Gundlach on the Fed
“Bond King” and DoubleLine CEO Jeffrey Gundlach has been quite vocal about the Fed’s alleged mistake of raising rates when economic conditions do not appear to warrant the increase. Gundlach has stated that balance sheet unwinding has been adding to equities’ sell-off (DIA) and that there’s a high correlation between central bank balance sheets and global equity markets. According to Reuters, he cited an Atlanta Fed study estimating that $600 billion of Fed balance sheet unwinding is equivalent to three interest rate hikes.
Massive change in stance
During an interview with Yahoo Finance, Gundlach concurred that the Fed has changed its stance significantly since December’s rate hike. At the beginning of January, Fed chair Jerome Powell said the Fed could be more patient in raising rates. He and other Fed officials have reiterated this stance several times since.

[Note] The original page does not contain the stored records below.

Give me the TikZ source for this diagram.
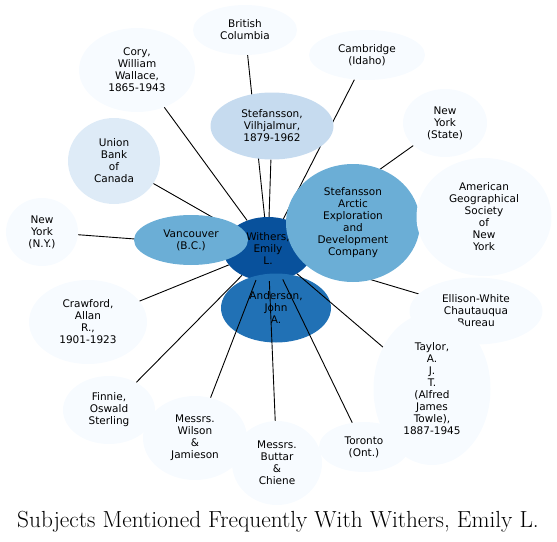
\documentclass[tikz,border=0pt]{standalone}
\usepackage{fontspec}
\newfontfamily\subjfont{DejaVu Sans}
\usetikzlibrary{shapes.geometric}
\definecolor{blues1}{HTML}{F7FBFF}
\definecolor{blues2}{HTML}{DEEBF7}
\definecolor{blues3}{HTML}{C6DBEF}
\definecolor{blues5}{HTML}{6BAED6}
\definecolor{blues7}{HTML}{2171B5}
\definecolor{blues8}{HTML}{08519C}
\pgfdeclarelayer{back}
\pgfdeclarelayer{mid}
\pgfsetlayers{back,mid,main}
\tikzset{
  subject/.style={ellipse, inner sep=0pt, align=center, fill=blues1,
    font=\subjfont\fontsize{10.5}{12}\selectfont},
  link/.style={line width=0.9pt}
}
\begin{document}
\begin{tikzpicture}[x=1pt, y=-1pt]
    \useasboundingbox (0,0) rectangle (557,541);
    \begin{pgfonlayer}{back}
    \node[subject, fill=blues8, minimum width=90pt, minimum height=64pt] (withers) at (268,249) {Withers,\\Emily\\L.};
    \node[subject, fill=blues7, minimum width=110pt, minimum height=69pt] (anderson) at (276,308) {Anderson,\\John\\A.};
    \end{pgfonlayer}
    \node[subject, fill=blues5, minimum width=114pt, minimum height=50pt] (vancouver) at (191,240) {Vancouver\\(B.C.)};
    \node[subject, fill=blues5, minimum width=134pt, minimum height=118pt] (arctic) at (353,223) {Stefansson\\Arctic\\Exploration\\and\\Development\\Company};
    \node[subject, fill=blues3, minimum width=123pt, minimum height=67pt] (stefv) at (272,126) {Stefansson,\\Vilhjalmur,\\1879-1962};
    \node[subject, fill=blues2, minimum width=92pt, minimum height=86pt] (union) at (114,161) {Union\\Bank\\of\\Canada};
    \node[subject, minimum width=104pt, minimum height=50pt] (bc) at (245,30) {British\\Columbia};
    \node[subject, minimum width=116pt, minimum height=84pt] (cory) at (137,70) {Cory,\\William\\Wallace,\\1865-1943};
    \node[subject, minimum width=116pt, minimum height=50pt] (cambridge) at (367,55) {Cambridge\\(Idaho)};
    \node[subject, minimum width=84pt, minimum height=68pt] (nystate) at (445,123) {New\\York\\(State)};
    \node[subject, minimum width=135pt, minimum height=118pt] (geo) at (484,217) {American\\Geographical\\Society\\of\\New\\York};
    \node[subject, minimum width=72pt, minimum height=68pt] (nyny) at (42,232) {New\\York\\(N.Y.)};
    \node[subject, minimum width=118pt, minimum height=84pt] (crawford) at (88,322) {Crawford,\\Allan\\R.,\\1901-1923};
    \node[subject, minimum width=92pt, minimum height=68pt] (finnie) at (109,410) {Finnie,\\Oswald\\Sterling};
    \node[subject, minimum width=104pt, minimum height=84pt] (wilson) at (195,438) {Messrs.\\Wilson\\\&\\Jamieson};
    \node[subject, minimum width=90pt, minimum height=84pt] (buttar) at (277,463) {Messrs.\\Buttar\\\&\\Chiene};
    \node[subject, minimum width=90pt, minimum height=50pt] (toronto) at (364,447) {Toronto\\(Ont.)};
    \node[subject, minimum width=133pt, minimum height=67pt] (ellison) at (476,311) {Ellison-White\\Chautauqua\\Bureau};
    \node[subject, minimum width=117pt, minimum height=152pt] (taylor) at (432,389) {Taylor,\\A.\\J.\\T.\\(Alfred\\James\\Towle),\\1887-1945};
    \begin{pgfonlayer}{mid}
    \foreach \n in {bc,stefv,cory,cambridge,union,nystate,nyny,crawford,finnie,wilson,buttar,toronto,taylor,ellison}
        \draw[link] (withers) -- (\n);
    \end{pgfonlayer}
    \node[anchor=base, font=\fontsize{23.3}{28}\selectfont] (title) at (278,527) {Subjects Mentioned Frequently With Withers, Emily L.};
\end{tikzpicture}
\end{document}
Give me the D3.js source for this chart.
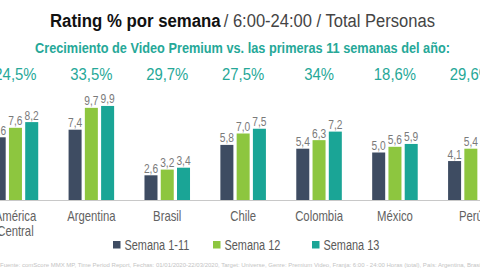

Quantitative easing or tightening
Gundlach thinks that by being “patient,” the Fed means it will not make changes before communicating them to the market. He also said that the Fed might be considering quantitative easing, a significant change from December when Powell said that “quantitative tightening was on autopilot.”
There seems to be a lot of confusion over whether the Fed could go for quantitative easing or tightening, and Gundlach thinks the Fed might have lost its direction. However, he thinks this loss of direction “isn’t necessarily bad.”
Meanwhile, markets (SPY) have been strong this year, in part due to the Fed’s dovish stance. NVIDIA (NVDA), Advanced Micro Devices (AMD), Micron (MU), General Electric (GE), and Microsoft (MSFT) had gained 19.2%, 32.0, 34.2%, 34.3%, and 9.3%, respectively, as of February 23.